======== DATA
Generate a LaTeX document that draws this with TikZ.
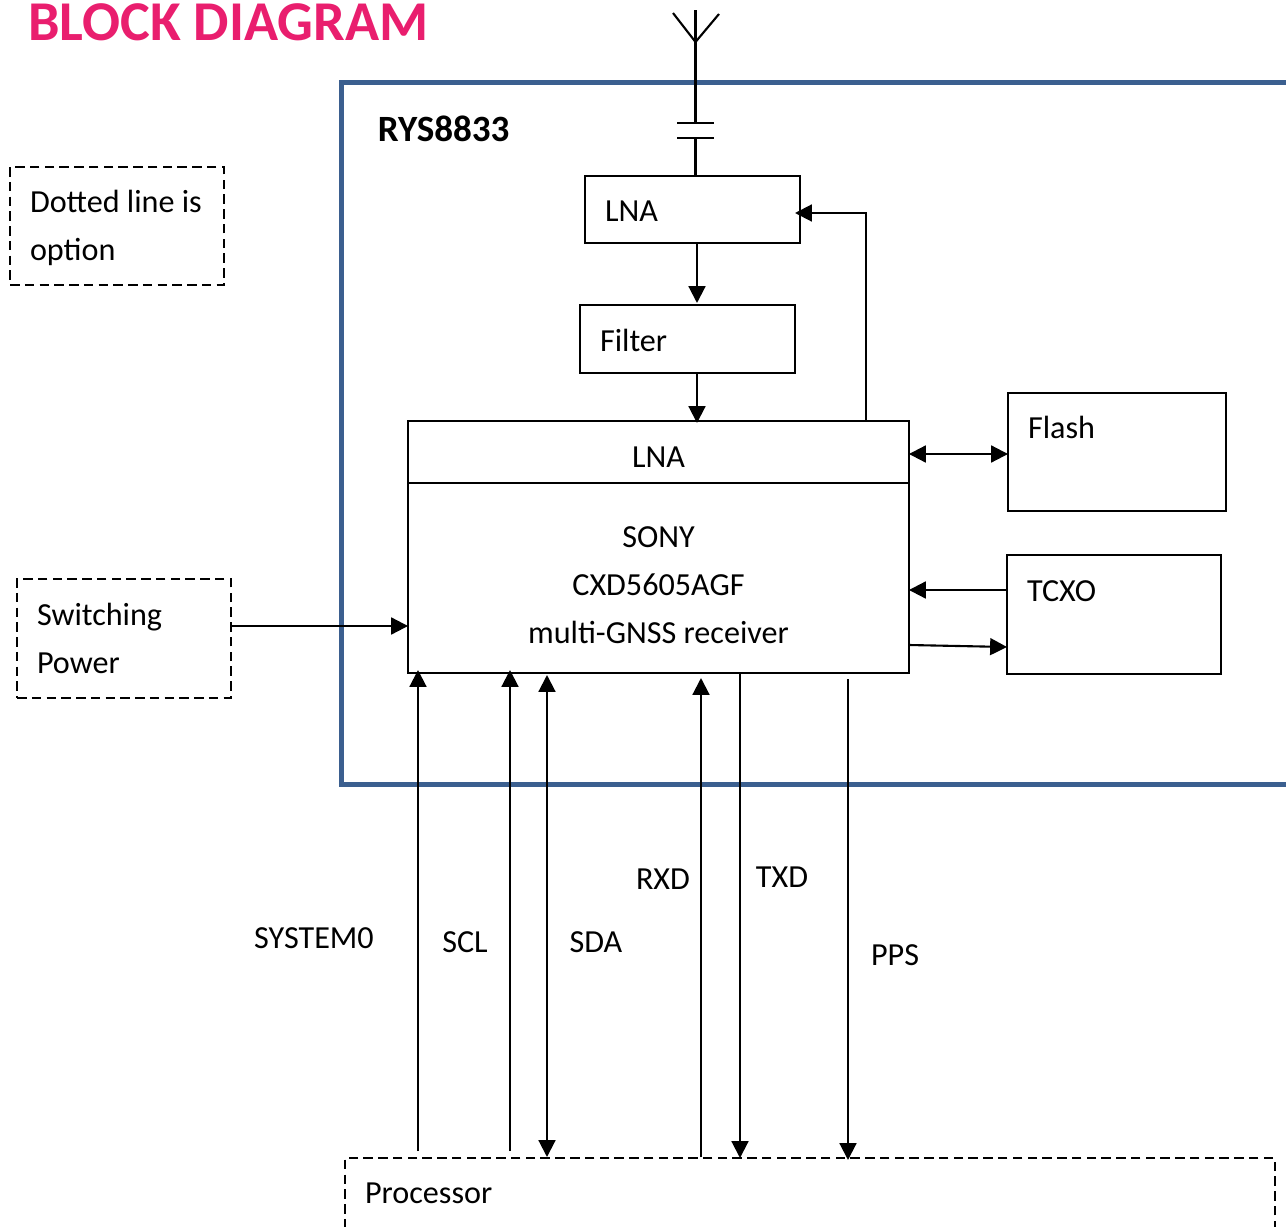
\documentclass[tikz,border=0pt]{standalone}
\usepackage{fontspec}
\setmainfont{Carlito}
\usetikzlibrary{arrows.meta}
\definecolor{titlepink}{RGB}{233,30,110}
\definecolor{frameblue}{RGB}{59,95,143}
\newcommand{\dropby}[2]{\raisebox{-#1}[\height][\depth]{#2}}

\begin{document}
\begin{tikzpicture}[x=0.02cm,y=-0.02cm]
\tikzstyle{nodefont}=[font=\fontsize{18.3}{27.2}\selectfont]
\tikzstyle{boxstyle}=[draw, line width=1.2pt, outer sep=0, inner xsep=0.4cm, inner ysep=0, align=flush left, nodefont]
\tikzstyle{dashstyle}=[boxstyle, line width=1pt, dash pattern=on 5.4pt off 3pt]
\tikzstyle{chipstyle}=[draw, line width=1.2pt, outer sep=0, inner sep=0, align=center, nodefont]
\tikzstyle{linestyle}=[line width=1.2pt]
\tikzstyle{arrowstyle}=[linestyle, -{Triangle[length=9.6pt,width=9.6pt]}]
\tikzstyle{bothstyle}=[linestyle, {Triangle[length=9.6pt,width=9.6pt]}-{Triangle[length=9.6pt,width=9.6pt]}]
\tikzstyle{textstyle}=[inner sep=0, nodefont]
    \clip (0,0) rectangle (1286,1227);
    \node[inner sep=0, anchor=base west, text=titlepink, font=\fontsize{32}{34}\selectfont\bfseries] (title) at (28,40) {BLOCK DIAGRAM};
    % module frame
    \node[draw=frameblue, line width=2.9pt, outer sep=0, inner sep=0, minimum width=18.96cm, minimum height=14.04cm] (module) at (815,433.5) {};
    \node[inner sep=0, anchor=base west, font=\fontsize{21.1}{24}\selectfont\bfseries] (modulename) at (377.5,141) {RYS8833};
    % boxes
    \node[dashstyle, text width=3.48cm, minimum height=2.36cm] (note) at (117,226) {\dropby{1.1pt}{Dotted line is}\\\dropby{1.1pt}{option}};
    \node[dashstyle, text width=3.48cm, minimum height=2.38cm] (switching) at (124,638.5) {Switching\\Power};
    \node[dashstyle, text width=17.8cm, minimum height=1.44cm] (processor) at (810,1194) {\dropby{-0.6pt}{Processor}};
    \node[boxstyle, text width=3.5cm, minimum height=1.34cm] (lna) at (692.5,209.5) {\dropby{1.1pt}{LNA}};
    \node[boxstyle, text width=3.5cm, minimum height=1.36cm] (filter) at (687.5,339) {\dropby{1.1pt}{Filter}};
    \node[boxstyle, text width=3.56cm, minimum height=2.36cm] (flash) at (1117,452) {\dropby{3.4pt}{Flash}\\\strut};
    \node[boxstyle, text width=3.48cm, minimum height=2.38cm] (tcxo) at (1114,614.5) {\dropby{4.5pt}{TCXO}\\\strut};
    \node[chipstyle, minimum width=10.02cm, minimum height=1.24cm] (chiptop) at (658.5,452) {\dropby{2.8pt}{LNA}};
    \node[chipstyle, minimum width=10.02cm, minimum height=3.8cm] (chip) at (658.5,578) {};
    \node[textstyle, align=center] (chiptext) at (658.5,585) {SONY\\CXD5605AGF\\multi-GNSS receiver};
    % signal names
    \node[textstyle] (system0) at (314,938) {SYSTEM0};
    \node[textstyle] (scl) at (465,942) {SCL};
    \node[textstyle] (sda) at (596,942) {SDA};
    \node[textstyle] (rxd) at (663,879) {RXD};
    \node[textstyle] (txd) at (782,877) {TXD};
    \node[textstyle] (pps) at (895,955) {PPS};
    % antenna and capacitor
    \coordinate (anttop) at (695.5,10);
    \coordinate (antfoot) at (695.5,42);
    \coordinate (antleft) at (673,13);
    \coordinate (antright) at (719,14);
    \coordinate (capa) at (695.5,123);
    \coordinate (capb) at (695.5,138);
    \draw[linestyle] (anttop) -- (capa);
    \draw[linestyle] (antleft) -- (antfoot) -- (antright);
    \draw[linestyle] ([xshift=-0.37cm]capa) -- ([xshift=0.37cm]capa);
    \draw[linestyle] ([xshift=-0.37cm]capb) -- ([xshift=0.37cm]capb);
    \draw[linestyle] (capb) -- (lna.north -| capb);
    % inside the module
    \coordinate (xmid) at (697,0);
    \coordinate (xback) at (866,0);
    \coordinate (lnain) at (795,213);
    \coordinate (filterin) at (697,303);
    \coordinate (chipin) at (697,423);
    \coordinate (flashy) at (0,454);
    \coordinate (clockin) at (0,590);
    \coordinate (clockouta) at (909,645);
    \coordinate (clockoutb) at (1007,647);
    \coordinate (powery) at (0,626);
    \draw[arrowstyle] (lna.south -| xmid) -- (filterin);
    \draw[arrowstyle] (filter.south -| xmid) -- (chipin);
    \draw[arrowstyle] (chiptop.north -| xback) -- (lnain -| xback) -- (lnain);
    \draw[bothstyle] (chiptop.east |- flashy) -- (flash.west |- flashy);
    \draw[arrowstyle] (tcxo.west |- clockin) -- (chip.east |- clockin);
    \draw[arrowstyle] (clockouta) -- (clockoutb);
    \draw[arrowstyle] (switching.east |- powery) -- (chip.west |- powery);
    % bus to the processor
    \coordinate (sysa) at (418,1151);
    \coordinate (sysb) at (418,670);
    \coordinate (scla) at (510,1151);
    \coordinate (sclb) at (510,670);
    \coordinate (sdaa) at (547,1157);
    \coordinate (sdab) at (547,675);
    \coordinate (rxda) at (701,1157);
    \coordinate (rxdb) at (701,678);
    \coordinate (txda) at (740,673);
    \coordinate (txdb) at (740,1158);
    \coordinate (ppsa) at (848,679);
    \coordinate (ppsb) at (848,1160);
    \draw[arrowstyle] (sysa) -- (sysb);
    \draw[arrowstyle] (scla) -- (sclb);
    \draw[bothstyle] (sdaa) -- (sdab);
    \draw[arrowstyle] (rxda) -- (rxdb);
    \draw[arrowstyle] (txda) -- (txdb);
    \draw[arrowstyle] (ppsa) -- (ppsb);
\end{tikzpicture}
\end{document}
================
Without the pictures, print the whole listing exactly as given.

* **THE ANSWER**:
Generate a LaTeX document that draws this with TikZ.
\documentclass[tikz,border=0pt]{standalone}
\usepackage{fontspec}
\setmainfont{Carlito}
\usetikzlibrary{arrows.meta}
\definecolor{titlepink}{RGB}{233,30,110}
\definecolor{frameblue}{RGB}{59,95,143}
\newcommand{\dropby}[2]{\raisebox{-#1}[\height][\depth]{#2}}

\begin{document}
\begin{tikzpicture}[x=0.02cm,y=-0.02cm]
\tikzstyle{nodefont}=[font=\fontsize{18.3}{27.2}\selectfont]
\tikzstyle{boxstyle}=[draw, line width=1.2pt, outer sep=0, inner xsep=0.4cm, inner ysep=0, align=flush left, nodefont]
\tikzstyle{dashstyle}=[boxstyle, line width=1pt, dash pattern=on 5.4pt off 3pt]
\tikzstyle{chipstyle}=[draw, line width=1.2pt, outer sep=0, inner sep=0, align=center, nodefont]
\tikzstyle{linestyle}=[line width=1.2pt]
\tikzstyle{arrowstyle}=[linestyle, -{Triangle[length=9.6pt,width=9.6pt]}]
\tikzstyle{bothstyle}=[linestyle, {Triangle[length=9.6pt,width=9.6pt]}-{Triangle[length=9.6pt,width=9.6pt]}]
\tikzstyle{textstyle}=[inner sep=0, nodefont]
    \clip (0,0) rectangle (1286,1227);
    \node[inner sep=0, anchor=base west, text=titlepink, font=\fontsize{32}{34}\selectfont\bfseries] (title) at (28,40) {BLOCK DIAGRAM};
    % module frame
    \node[draw=frameblue, line width=2.9pt, outer sep=0, inner sep=0, minimum width=18.96cm, minimum height=14.04cm] (module) at (815,433.5) {};
    \node[inner sep=0, anchor=base west, font=\fontsize{21.1}{24}\selectfont\bfseries] (modulename) at (377.5,141) {RYS8833};
    % boxes
    \node[dashstyle, text width=3.48cm, minimum height=2.36cm] (note) at (117,226) {\dropby{1.1pt}{Dotted line is}\\\dropby{1.1pt}{option}};
    \node[dashstyle, text width=3.48cm, minimum height=2.38cm] (switching) at (124,638.5) {Switching\\Power};
    \node[dashstyle, text width=17.8cm, minimum height=1.44cm] (processor) at (810,1194) {\dropby{-0.6pt}{Processor}};
    \node[boxstyle, text width=3.5cm, minimum height=1.34cm] (lna) at (692.5,209.5) {\dropby{1.1pt}{LNA}};
    \node[boxstyle, text width=3.5cm, minimum height=1.36cm] (filter) at (687.5,339) {\dropby{1.1pt}{Filter}};
    \node[boxstyle, text width=3.56cm, minimum height=2.36cm] (flash) at (1117,452) {\dropby{3.4pt}{Flash}\\\strut};
    \node[boxstyle, text width=3.48cm, minimum height=2.38cm] (tcxo) at (1114,614.5) {\dropby{4.5pt}{TCXO}\\\strut};
    \node[chipstyle, minimum width=10.02cm, minimum height=1.24cm] (chiptop) at (658.5,452) {\dropby{2.8pt}{LNA}};
    \node[chipstyle, minimum width=10.02cm, minimum height=3.8cm] (chip) at (658.5,578) {};
    \node[textstyle, align=center] (chiptext) at (658.5,585) {SONY\\CXD5605AGF\\multi-GNSS receiver};
    % signal names
    \node[textstyle] (system0) at (314,938) {SYSTEM0};
    \node[textstyle] (scl) at (465,942) {SCL};
    \node[textstyle] (sda) at (596,942) {SDA};
    \node[textstyle] (rxd) at (663,879) {RXD};
    \node[textstyle] (txd) at (782,877) {TXD};
    \node[textstyle] (pps) at (895,955) {PPS};
    % antenna and capacitor
    \coordinate (anttop) at (695.5,10);
    \coordinate (antfoot) at (695.5,42);
    \coordinate (antleft) at (673,13);
    \coordinate (antright) at (719,14);
    \coordinate (capa) at (695.5,123);
    \coordinate (capb) at (695.5,138);
    \draw[linestyle] (anttop) -- (capa);
    \draw[linestyle] (antleft) -- (antfoot) -- (antright);
    \draw[linestyle] ([xshift=-0.37cm]capa) -- ([xshift=0.37cm]capa);
    \draw[linestyle] ([xshift=-0.37cm]capb) -- ([xshift=0.37cm]capb);
    \draw[linestyle] (capb) -- (lna.north -| capb);
    % inside the module
    \coordinate (xmid) at (697,0);
    \coordinate (xback) at (866,0);
    \coordinate (lnain) at (795,213);
    \coordinate (filterin) at (697,303);
    \coordinate (chipin) at (697,423);
    \coordinate (flashy) at (0,454);
    \coordinate (clockin) at (0,590);
    \coordinate (clockouta) at (909,645);
    \coordinate (clockoutb) at (1007,647);
    \coordinate (powery) at (0,626);
    \draw[arrowstyle] (lna.south -| xmid) -- (filterin);
    \draw[arrowstyle] (filter.south -| xmid) -- (chipin);
    \draw[arrowstyle] (chiptop.north -| xback) -- (lnain -| xback) -- (lnain);
    \draw[bothstyle] (chiptop.east |- flashy) -- (flash.west |- flashy);
    \draw[arrowstyle] (tcxo.west |- clockin) -- (chip.east |- clockin);
    \draw[arrowstyle] (clockouta) -- (clockoutb);
    \draw[arrowstyle] (switching.east |- powery) -- (chip.west |- powery);
    % bus to the processor
    \coordinate (sysa) at (418,1151);
    \coordinate (sysb) at (418,670);
    \coordinate (scla) at (510,1151);
    \coordinate (sclb) at (510,670);
    \coordinate (sdaa) at (547,1157);
    \coordinate (sdab) at (547,675);
    \coordinate (rxda) at (701,1157);
    \coordinate (rxdb) at (701,678);
    \coordinate (txda) at (740,673);
    \coordinate (txdb) at (740,1158);
    \coordinate (ppsa) at (848,679);
    \coordinate (ppsb) at (848,1160);
    \draw[arrowstyle] (sysa) -- (sysb);
    \draw[arrowstyle] (scla) -- (sclb);
    \draw[bothstyle] (sdaa) -- (sdab);
    \draw[arrowstyle] (rxda) -- (rxdb);
    \draw[arrowstyle] (txda) -- (txdb);
    \draw[arrowstyle] (ppsa) -- (ppsb);
\end{tikzpicture}
\end{document}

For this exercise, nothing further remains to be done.